Friday, March 18, 2016
A Hard Lesson to Learn
Tonight I'm home alone for a few hours. Katie is out and enjoying company with girlfriends. It's something I encourage because I know she cherishes these friendships. During my alone time I started thinking about an unexpected lesson I've had to learn.
Several years ago when I first approached her to consider a D/s relationship I did so with the thought that even though I wanted to make my relationship all about her, I also wanted it to satisfy some deep desire within me. Like so many men I wanted to feel her power. I wanted to see her become my fantasy dominatrix. Being the sophisticated guy I am I didn't come and just tell her that. In fact I did my best to disguise those very wants. I didn't let her know how much I wanted her to lock me up. I wanted her to buy in to this lifestyle rather than be scared off. But I wanted to feel her power. I wanted her to tell me what she wanted. I wanted that and so much more because it made me feel good. What I didn't know at that time was that I needed that. I needed a mistress. I needed a woman to take control.
I still don't understand it all but I do know that I function best when Katie's in full control and my choices and options are limited. I know I'm more likely to stay on the straight and narrow when I feel her intrusive presence. I know when she slacks off I slack off as well. I know we sometimes trend precariously back in the direction of that vanilla world where we first met and fell in love. And although that world was a wonderful one at the time I think we both subconsciously know we don't belong there. Katie loves being in charge and loves me at her beckon. It's a way of living and loving that works for us.
Keeping us there as been a struggle at times because we are both such easy going people. I don't want to push and nag and Katie doesn't want make too many demands of me. But if we were both honest we would agree we feel more in love when she's overtly leading and I'm intentionally serving. Which brings me to the point of this post. As the submissive partner I've long since learned that it's not about me.

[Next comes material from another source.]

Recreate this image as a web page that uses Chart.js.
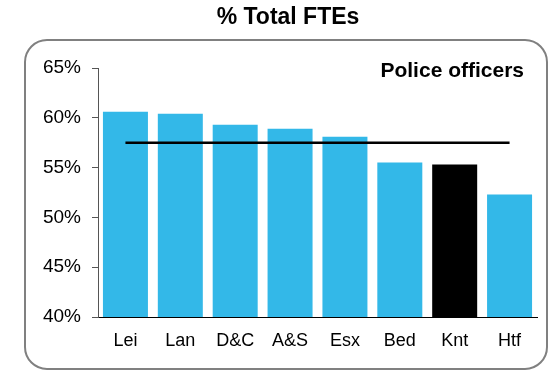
<!DOCTYPE html>
<html>
<head>
<meta charset="utf-8">
<script src="https://cdn.jsdelivr.net/npm/chart.js@4"></script>
<style>
  html, body { margin: 0; padding: 0; background: #fff; }
</style>
</head>
<body>
<canvas id="myChart" width="550" height="372"></canvas>
<script>
const forces = ['Lei', 'Lan', 'D&C', 'A&S', 'Esx', 'Bed', 'Knt', 'Htf'];
const officerShare = [60.6, 60.4, 59.3, 58.9, 58.1, 55.5, 55.3, 52.3];
const averageShare = 57.5;
const highlight = 'Knt';
const yTicks = [40, 45, 50, 55, 60, 65];

const FONT = "Arial, 'Liberation Sans', sans-serif";
const blue = '#33B8E8';

// rounded frame behind the chart + the "Police officers" label
const framePlugin = {
  id: 'frame',
  beforeDraw(chart) {
    const c = chart.ctx;
    c.save();
    c.strokeStyle = '#808080';
    c.lineWidth = 2;
    c.beginPath();
    c.roundRect(25, 40, 522, 329, 22);
    c.stroke();
    c.restore();
  },
  afterDraw(chart) {
    const c = chart.ctx;
    c.save();
    c.font = 'bold 21px ' + FONT;
    c.fillStyle = '#000';
    c.textAlign = 'right';
    c.textBaseline = 'middle';
    c.fillText('Police officers', 524, 71);
    c.restore();
  }
};

const ctx = document.getElementById('myChart');

new Chart(ctx, {
  type: 'bar',
  data: {
    labels: forces,
    datasets: [
      {
        type: 'line',
        label: 'Average',
        data: forces.map(() => averageShare),
        borderColor: '#000',
        borderWidth: 2.5,
        pointRadius: 0,
        order: 0
      },
      {
        label: 'Police officers',
        data: officerShare,
        backgroundColor: forces.map(f => f === highlight ? '#000' : blue),
        barPercentage: 0.82,
        categoryPercentage: 1,
        order: 1
      }
    ]
  },
  options: {
    responsive: false,
    animation: false,
    layout: { padding: { left: 39, right: 13, top: 0, bottom: 0 } },
    plugins: {
      legend: { display: false },
      tooltip: { enabled: false },
      title: {
        display: true,
        text: '% Total FTEs',
        color: '#000',
        font: { family: FONT, size: 23, weight: 'bold' },
        padding: { top: 4, bottom: 36.4 }
      }
    },
    scales: {
      x: {
        grid: { display: false, drawTicks: false },
        border: { display: true, color: '#000', width: 1 },
        ticks: { color: '#000', font: { family: FONT, size: 18 }, padding: 13 },
        afterFit(s) { s.height = 55; }
      },
      y: {
        min: yTicks[0],
        max: yTicks[yTicks.length - 1],
        afterBuildTicks(s) { s.ticks = yTicks.map(v => ({ value: v })); },
        grid: { drawOnChartArea: false, drawTicks: true, tickLength: 6, color: '#555' },
        border: { display: true, color: '#555', width: 1 },
        ticks: {
          color: '#000',
          font: { family: FONT, size: 19 },
          padding: 11,
          callback: v => v + '%'
        },
        afterFit(s) { s.width = 59; }
      }
    }
  },
  plugins: [framePlugin]
});
</script>
</body>
</html>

All that stuff I wanted from her when we first ventured into the land of this unknown wasn’t for me to say, “hey let’s do this and that.” Our relationship slowly evolved and as it did Katie has paid less attention to what I want and more attention to what she wants from me. That topic was the subject of a post a few weeks ago and some commented that I won't be truly happy without her doing the thises’ and thats I think I want and need.
I can’t say I don’t agree. I mean, I think I would become more dependent and awed if she were to become more dominant and controlling but then again, isn't submission and slavery about serving rather than me making those very choices? Isn't true submission about being the knight in the Queen/knight relationship? What slave asks of his master? What knight demands from his queen? What submissive pushes his Mistress to go places she doesn't want? It's the great quandary of the male who wants to submit to his mistress when she doesn’t want to do all of those things he wishes she would. He wants. He desires. And yet he says he belong to her. Really? Does it make sense to push and twist situations to suit the wants of the submissive if the submissive really says all he wants to do is obey? I don't think so.
Submission is about giving up and letting go. It's about being selfless rather than selfish. It's about swallowing ones' pride and sometimes feeling that internal ache because things didn't go as he wanted. It's about letting her lead and supporting her and doing things on her time schedule. That's been the hard part. That's been the difficult lesson I've had to learn.
We live in a 'me' world. The mistress, by nature of her status has an absolute right to live in that 'me' world but the submissive surely doesn’t. The submissive is pressed instead to live in her world. That sometimes means not getting his way. That means not having every kink satisfied. That means he must learn and embrace her ways and live in her world and live as she wants him to live. She can make it as demanding or easy as she wants. No longer is about him. His decision to submit means life becomes about her.
Living this way can be tough. I have a strong will. I like to control things - or at least I did. Yet now I can't. In fact I refuse to go there. I made a decision a long time ago I didn't like the old me when I micromanaged everything and everyone. When I gave myself to Katie I made a choice to let her make the choices as they pertained to me and us.
For example just yesterday I asked if she wanted to spend a day with me while I traveled for work. I wanted her to come. I really did. She knew her schedule permitted her to do so and on the evening before I threw out the invite. She didn't bite. She spent the day as she usually did at home while I traveled alone. She had her reasons. Did I want her to come? Sure. But I knew I couldn't beg or plead or nag. I mean, I could but by doing so I'd break my vow to follow and obey. By not accepting, she declined. It really was as simple as that. By declining I was left to deal with the disappointment, however small. I could list several such examples where things didn’t go ‘my’ way. The common theme in all was me learning to live according to her will and not become tempted to reverse that dynamic.
I'm sure I'm not alone here. We are all selfish by nature. We are all insecure. We all have needs. It’s the role of the submissive to adapt. After all, isn't that what most of us who've asked our wives to lead really want?